Figure 3. Mutation of PAK2 phosphorylation sites enhances Myc activity

WT: transgene-negative; Myc: K14MycER; MycA: K14MycAER.

1. Western blot of dorsal skin lysates probed with anti-ER. Equal protein loading was verified by Ponceau staining (P). Second lane from left: molecular mass markers.

2. Luciferase assays performed as in Fig 1C, D. **p<0.01, ***p<0.005 relative to WT cells transfected with M4 treated with same 4OHT concentration.

3. Q-PCR of nucleolin mRNA. *p<0.05, ***p<0.005 relative to WT cells at same 4OHT concentration.

4. Western blotting of PAK2 and α-tubulin (α-tub; loading control) in cells transfected with PAK2 or control (neg) siRNAs. Densitometric analysis of three blots ± SEM is shown. Asterisks: *p<0.05 relative to neg cells.

5. Q-PCR of PAK2 mRNA levels in cells transfected with control (neg) or PAK2 siRNA. ***p<0.005 relative to negative control siRNA transfected cells, treated with the same 4OHT concentration.

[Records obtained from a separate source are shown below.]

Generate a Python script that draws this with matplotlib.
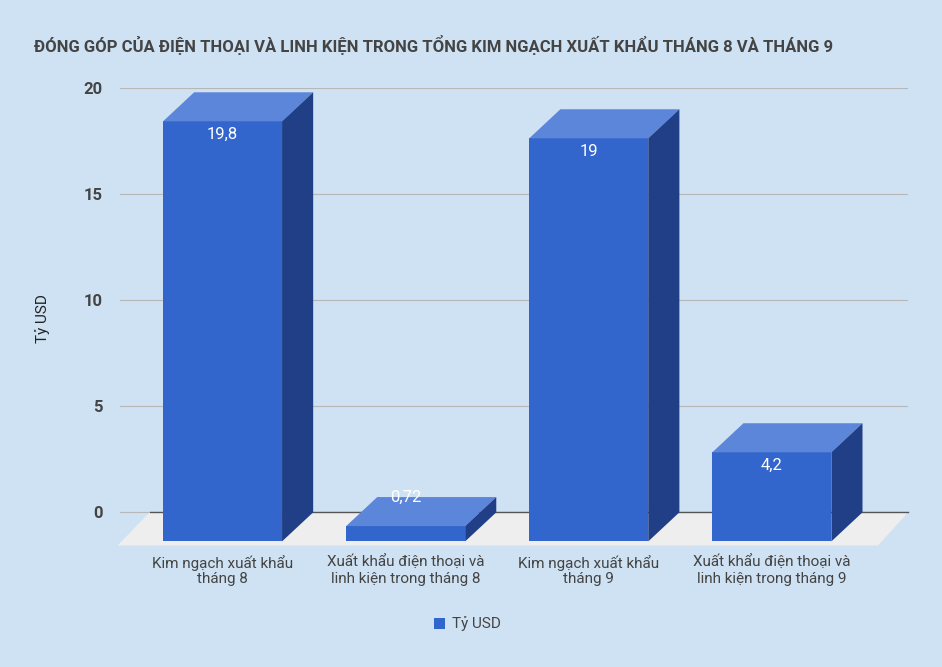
import matplotlib
matplotlib.use('Agg')
from matplotlib import pyplot as plt
from matplotlib.patches import Polygon, Rectangle

plt.rcParams['font.family'] = ['Roboto', 'DejaVu Sans']

categories = ["Kim ngạch xuất khẩu\ntháng 8", "Xuất khẩu điện thoại và\nlinh kiện trong tháng 8",
              "Kim ngạch xuất khẩu\ntháng 9", "Xuất khẩu điện thoại và\nlinh kiện trong tháng 9"]
values = [19.8, 0.72, 19.0, 4.2]
value_labels = ["19,8", "0,72", "19", "4,2"]
yticks = [0, 5, 10, 15, 20]

bg = '#cfe2f3'
front_c, top_c, side_c = '#3366cc', '#5c86d9', '#213f86'
dx, dy, w = 0.17, 1.37, 0.65

fig = plt.figure(figsize=(9.42, 6.67), dpi=100, facecolor=bg)
ax = fig.add_axes([0.127, 0.181, 0.837, 0.687])
ax.set_facecolor(bg)
ax.set_xlim(-0.732, 3.574)
ax.set_ylim(-1.6, 20)

for t in yticks:
    ax.axhline(t, color='#b7b7b7', lw=0.8, zorder=0)

floor = Polygon([(-0.568, 0), (3.574, 0), (3.41, -1.56), (-0.743, -1.56)],
                closed=True, fc='#eeeeee', ec='none', zorder=1, clip_on=False)
ax.add_patch(floor)
ax.plot([-0.568, 3.574], [0, 0], color='#555555', lw=1, zorder=1.5, clip_on=False)

for i, v in enumerate(values):
    xl = i - dx - w / 2
    xr = xl + w
    ax.add_patch(Rectangle((xl, -dy), w, v, fc=front_c, ec='none', zorder=3, clip_on=False))
    ax.add_patch(Polygon([(xl, v - dy), (xl + dx, v), (xr + dx, v), (xr, v - dy)],
                         fc=top_c, ec='none', zorder=3, clip_on=False))
    ax.add_patch(Polygon([(xr, -dy), (xr + dx, 0), (xr + dx, v), (xr, v - dy)],
                         fc=side_c, ec='none', zorder=3, clip_on=False))
    ly = v - dy - 0.6 if v > 2 else 0.7
    ax.text(i - dx, ly, value_labels[i], color='white', fontsize=12, ha='center', va='center', zorder=4)
    ax.text(i - dx, -2.0, categories[i], color='#444444', fontsize=11, ha='center', va='top',
            linespacing=1.15)

ax.set_xticks([])
ax.set_yticks(yticks)
ax.set_yticklabels([str(t) for t in yticks], fontsize=12, color='#444444', fontweight='bold')
ax.tick_params(axis='y', length=0, pad=12)
for s in ax.spines.values():
    s.set_visible(False)

fig.text(0.045, 0.522, "Tỷ USD", rotation=90, fontsize=11, color='#222222', ha='center', va='center')
fig.text(0.036, 0.933, "ĐÓNG GÓP CỦA ĐIỆN THOẠI VÀ LINH KIỆN TRONG TỔNG KIM NGẠCH XUẤT KHẨU THÁNG 8 VÀ THÁNG 9",
         fontsize=12, fontweight='bold', color='#444444', ha='left', va='center')

fig.patches.append(Rectangle((0.461, 0.057), 0.011, 0.016, transform=fig.transFigure, fc=front_c, ec='none'))
fig.text(0.480, 0.065, "Tỷ USD", fontsize=11, color='#444444', ha='left', va='center')

plt.savefig("out.png", dpi=100, facecolor=bg)
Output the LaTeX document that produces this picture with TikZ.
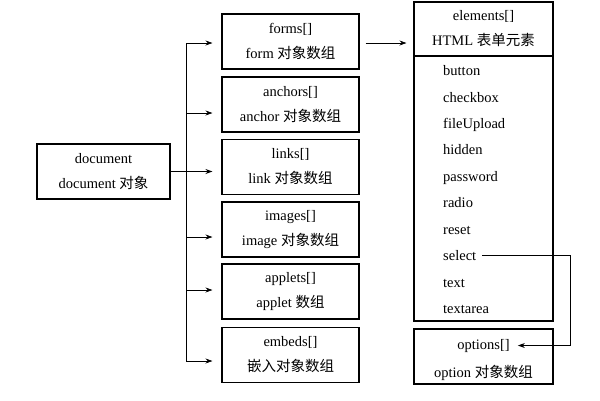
\documentclass[tikz,border=0pt]{standalone}
\usepackage{fontspec}
\setmainfont{Liberation Serif}
\newfontfamily\cjk{Noto Sans CJK SC}
\newcommand{\zh}[1]{{\cjk #1}}
\usetikzlibrary{arrows.meta,calc}
\begin{document}
\begin{tikzpicture}[x=1pt,y=-1pt,
  box/.style={draw, line width=1.1pt, minimum width=137pt, minimum height=55pt, inner sep=0pt, align=center, font=\fontsize{14.5}{25}\selectfont},
  plainbox/.style={draw, line width=1.1pt, minimum width=139pt, inner sep=0pt},
  txt/.style={inner sep=0pt, font=\fontsize{14.5}{17}\selectfont},
  conn/.style={line width=0.8pt},
  arr/.style={conn, -{Stealth[length=7pt,width=5pt]}}]
\useasboundingbox (0,0) rectangle (600,400);
% left document box
\node[box, minimum width=133pt] (doc) at (103.5,171.5) {document\\document \zh{对象}};
% middle column
\node[box] (forms)   at (290.5,41.5)  {forms[]\\form \zh{对象数组}};
\node[box] (anchors) at (290.5,104.5) {anchors[]\\anchor \zh{对象数组}};
\node[box] (links)   at (290.5,167)   {links[]\\link \zh{对象数组}};
\node[box] (images)  at (290.5,229.5) {images[]\\image \zh{对象数组}};
\node[box] (applets) at (290.5,291.5) {applets[]\\applet \zh{数组}};
\node[box] (embeds)  at (290.5,355)   {embeds[]\\\zh{嵌入对象数组}};
% elements box
\node[box, minimum width=139pt, minimum height=54pt] (elhead) at (483.5,29) {elements[]\\HTML \zh{表单元素}};
\node[plainbox, minimum height=265pt] (ellist) at (483.5,188.5) {};
\node[txt, anchor=base west] (i1)  at (443,75)  {button};
\node[txt, anchor=base west] (i2)  at (443,102) {checkbox};
\node[txt, anchor=base west] (i3)  at (443,128) {fileUpload};
\node[txt, anchor=base west] (i4)  at (443,154) {hidden};
\node[txt, anchor=base west] (i5)  at (443,181) {password};
\node[txt, anchor=base west] (i6)  at (443,207) {radio};
\node[txt, anchor=base west] (i7)  at (443,234) {reset};
\node[txt, anchor=base west] (i8)  at (443,260) {select};
\node[txt, anchor=base west] (i9)  at (443,287) {text};
\node[txt, anchor=base west] (i10) at (443,313) {textarea};
% options box
\node[plainbox, minimum height=55pt] (opts) at (483.5,356.5) {};
\node[txt, anchor=base] (o1) at (483.5,349) {options[]};
\node[txt, anchor=base] (o2) at (483.5,377) {option \zh{对象数组}};
% connectors
\coordinate (b1) at (186,43);
\coordinate (b2) at (186,113);
\coordinate (b3) at (186,171.5);
\coordinate (b4) at (186,237);
\coordinate (b5) at (186,290);
\coordinate (b6) at (186,361);
\draw[conn] (b1) -- (b6);
\draw[arr, shorten >=9pt] (b1) -- (b1 -| forms.west);
\draw[arr, shorten >=9pt] (b2) -- (b2 -| anchors.west);
\draw[arr, shorten >=9pt] (doc.east) -- (doc.east -| links.west);
\draw[arr, shorten >=9pt] (b4) -- (b4 -| images.west);
\draw[arr, shorten >=9pt] (b5) -- (b5 -| applets.west);
\draw[arr, shorten >=9pt] (b6) -- (b6 -| embeds.west);
\draw[arr, shorten <=6pt, shorten >=7pt] (b1 -| forms.east) -- (b1 -| elhead.west);
\coordinate (sr) at (570,255);
\draw[arr, shorten >=8pt] ([xshift=6pt]i8.east) -- (i8.east -| sr) |- (o1.east);
\end{tikzpicture}
\end{document}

6. Fold increase in nucleolin expression in cells transfected with PAK2 siRNA relative to control siRNA. *p<0.05, **p<0.01 relative to 0 nM 4OHT treated cells. (C, E, F) GAPDH was used for normalization. (B, C, E, F) Data are mean ± SEM from 5 (B, E, F) or 4 (C) experiments.

Figure 4. Differential responses of cultured keratinocytes to activation of Myc and MycA

1. Mean fold change in CFE ± SEM in keratinocytes cultured for 8 days in the presence or absence of 4OHT. Data pooled from triplicate dishes in three independent experiments. *p<0.05 relative to Myc expressing cells treated with same 4OHT concentration.

2. Q-PCR of α6 integrin mRNA normalized to GAPDH. Data are mean ± SEM of three experiments. *p<0.05, **p<0.01 relative to WT treated with same 4OHT concentration.

3. Size of largest colonies after 8 days in 0 or 200 nM 4OHT. At least 21 colonies from triplicate dishes are shown. Red bars: median values. ***p<0.005.

4. Dishes of keratinocytes in CFE experiments, fixed after 8 (Myc) or 12 (MycA) days.

5. Phase contrast micrographs of keratinocytes in unsupplemented Keratinocyte Serum Free Medium (KSFM) treated with 4OHT for 24 h. Scale bars: 10 µm.

Figure 5. Epidermal response to MycA

WT: transgene negative; Myc: K14MycER; MycA: K14MycAER. 4OHT doses are indicated.

1. A–D. H&E stained sections of back skin. Arrowhead in (B) shows IFE thickening. Arrows (B–D): differentiated sebocytes.

2. E,F. Ki67 labelling of back skin. Arrows: SG.

3. G. % Ki67 positive IFE basal layer cells ± SEM.

4. H. Maximum IFE thickness (µm) ± SEM.

5. I. IFE basal (BL), spinous (SL), granular (GL) and cornified (CL) layers; 8 days, 0.5 mg 4OHT.

6. J. FABP5 staining. Bracket: SG.

7. K. Scatterplot of FABP5 positive area of individual SG; at least 28 SGs per condition. Red bar: median. *p<0.05, ***p<0.005.

8. L. Summary of effects of Myc and MycA on proliferation of undifferentiated keratinocytes (UD) and differentiation into SG and IFE. Thickened arrows indicate stimulation relative to control, untreated epidermis. Scale bars: 10 µm (A–F), 50 µm (I), 75 µm (J).